begin

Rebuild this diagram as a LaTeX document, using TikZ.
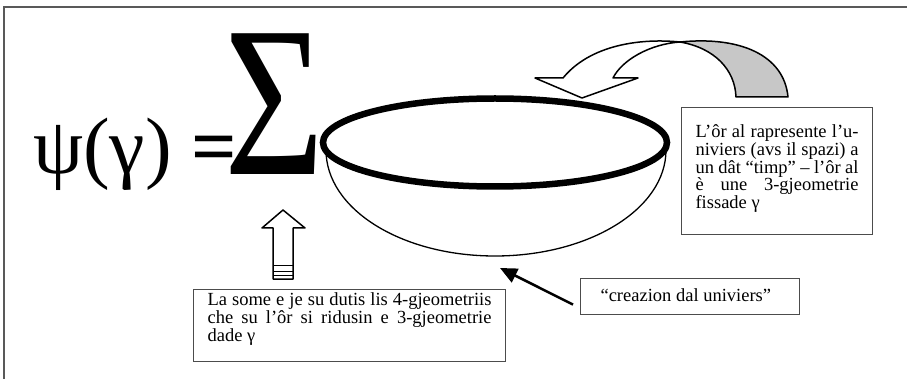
\documentclass[tikz,border=0pt]{standalone}
\usepackage{fontspec}
\setmainfont{Liberation Serif}
\usetikzlibrary{arrows.meta,positioning,calc}

\tolerance=9999
\hbadness=10000
\setlength{\lineskiplimit}{-100pt}

\tikzset{
  txtbox/.style={draw=black!70, line width=1.1pt, fill=white, inner ysep=0pt, inner xsep=14pt,
    anchor=north west, font=\fontsize{18.5}{16.7}\selectfont},
  blockarrow/.style={draw=black, line width=1.5pt, line join=round, fill=white},
}

\begin{document}
\begin{tikzpicture}[x=1pt, y=-1pt]
    \useasboundingbox (0,0) rectangle (907,379);
    % frame, only top and left edge are visible
    \draw[black!65, line width=1.6pt] (4,379) -- (4,7) -- (907,7);

    % formula
    \node[anchor=base west, inner sep=0pt, font=\fontsize{80}{80}\selectfont] (psi) at (33,174) {ψ(γ) \textbf{=}};
    \node[anchor=base, inner sep=0pt, font=\fontsize{215}{215}\selectfont] (sum) at (275,175) {\scalebox{0.8}[1]{Σ}};

    % bowl
    \coordinate (bowlbot) at (495,256);
    \draw[line width=1.3pt] (326,150) .. controls (326,209) and (401,256) .. (bowlbot) .. controls (589,256) and (666,209) .. (666,150);
    \draw[line width=6.5pt] (495,142.5) ellipse [x radius=172pt, y radius=44pt];

    % curved arrow over the rim
    \draw[blockarrow, fill=black!22] (680,42) .. controls (740,36) and (784,55) .. (788,97) -- (736,97) .. controls (735,70) and (715,48) .. (680,42) -- cycle;
    \draw[blockarrow] (582,98) -- (535,78) -- (563,78) .. controls (590,45) and (640,38) .. (680,42) .. controls (650,44) and (622,60) .. (613,78) -- (638,78) -- cycle;

    % hollow arrow up to the sum
    \draw[blockarrow] (283,210) -- (305,228) -- (293,228) -- (293,279) -- (273,279) -- (273,228) -- (262,228) -- cycle;
    \foreach \yy in {266,272,276}
        \draw[line width=1pt] (273,\yy) -- (293,\yy);

    % text boxes
    \node[txtbox] (orbox) at (681,107) {\parbox[c][127pt][t]{163pt}{\rule{0pt}{30pt}L’ôr al rapresente l’u-\linebreak niviers (avs il spazi) a\linebreak un dât “timp” – l’ôr al\linebreak è une 3-gjeometrie\linebreak fissade γ}};
    \node[txtbox] (somebox) at (193,289) {\parbox[c][72pt][t]{284pt}{\rule{0pt}{16pt}La some e je su dutis lis 4-gjeometriis\linebreak che su l’ôr si ridusin e 3-gjeometrie\linebreak dade γ}};
    \node[txtbox, inner xsep=20pt] (crebox) at (580,278) {\parbox[c][36pt][t]{179pt}{\rule{0pt}{23pt}“creazion dal univiers”}};

    \draw[line width=2.5pt, -{Triangle[length=17pt, width=15pt]}] ($(crebox.west)+(-7,8)$) -- ($(bowlbot)+(5,12)$);
\end{tikzpicture}
\end{document}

end

## Problem requirements:
Leave the pictures out, and print every line of the listing exactly as written.

## Result:
Rebuild this diagram as a LaTeX document, using TikZ.
\documentclass[tikz,border=0pt]{standalone}
\usepackage{fontspec}
\setmainfont{Liberation Serif}
\usetikzlibrary{arrows.meta,positioning,calc}

\tolerance=9999
\hbadness=10000
\setlength{\lineskiplimit}{-100pt}

\tikzset{
  txtbox/.style={draw=black!70, line width=1.1pt, fill=white, inner ysep=0pt, inner xsep=14pt,
    anchor=north west, font=\fontsize{18.5}{16.7}\selectfont},
  blockarrow/.style={draw=black, line width=1.5pt, line join=round, fill=white},
}

\begin{document}
\begin{tikzpicture}[x=1pt, y=-1pt]
    \useasboundingbox (0,0) rectangle (907,379);
    % frame, only top and left edge are visible
    \draw[black!65, line width=1.6pt] (4,379) -- (4,7) -- (907,7);

    % formula
    \node[anchor=base west, inner sep=0pt, font=\fontsize{80}{80}\selectfont] (psi) at (33,174) {ψ(γ) \textbf{=}};
    \node[anchor=base, inner sep=0pt, font=\fontsize{215}{215}\selectfont] (sum) at (275,175) {\scalebox{0.8}[1]{Σ}};

    % bowl
    \coordinate (bowlbot) at (495,256);
    \draw[line width=1.3pt] (326,150) .. controls (326,209) and (401,256) .. (bowlbot) .. controls (589,256) and (666,209) .. (666,150);
    \draw[line width=6.5pt] (495,142.5) ellipse [x radius=172pt, y radius=44pt];

    % curved arrow over the rim
    \draw[blockarrow, fill=black!22] (680,42) .. controls (740,36) and (784,55) .. (788,97) -- (736,97) .. controls (735,70) and (715,48) .. (680,42) -- cycle;
    \draw[blockarrow] (582,98) -- (535,78) -- (563,78) .. controls (590,45) and (640,38) .. (680,42) .. controls (650,44) and (622,60) .. (613,78) -- (638,78) -- cycle;

    % hollow arrow up to the sum
    \draw[blockarrow] (283,210) -- (305,228) -- (293,228) -- (293,279) -- (273,279) -- (273,228) -- (262,228) -- cycle;
    \foreach \yy in {266,272,276}
        \draw[line width=1pt] (273,\yy) -- (293,\yy);

    % text boxes
    \node[txtbox] (orbox) at (681,107) {\parbox[c][127pt][t]{163pt}{\rule{0pt}{30pt}L’ôr al rapresente l’u-\linebreak niviers (avs il spazi) a\linebreak un dât “timp” – l’ôr al\linebreak è une 3-gjeometrie\linebreak fissade γ}};
    \node[txtbox] (somebox) at (193,289) {\parbox[c][72pt][t]{284pt}{\rule{0pt}{16pt}La some e je su dutis lis 4-gjeometriis\linebreak che su l’ôr si ridusin e 3-gjeometrie\linebreak dade γ}};
    \node[txtbox, inner xsep=20pt] (crebox) at (580,278) {\parbox[c][36pt][t]{179pt}{\rule{0pt}{23pt}“creazion dal univiers”}};

    \draw[line width=2.5pt, -{Triangle[length=17pt, width=15pt]}] ($(crebox.west)+(-7,8)$) -- ($(bowlbot)+(5,12)$);
\end{tikzpicture}
\end{document}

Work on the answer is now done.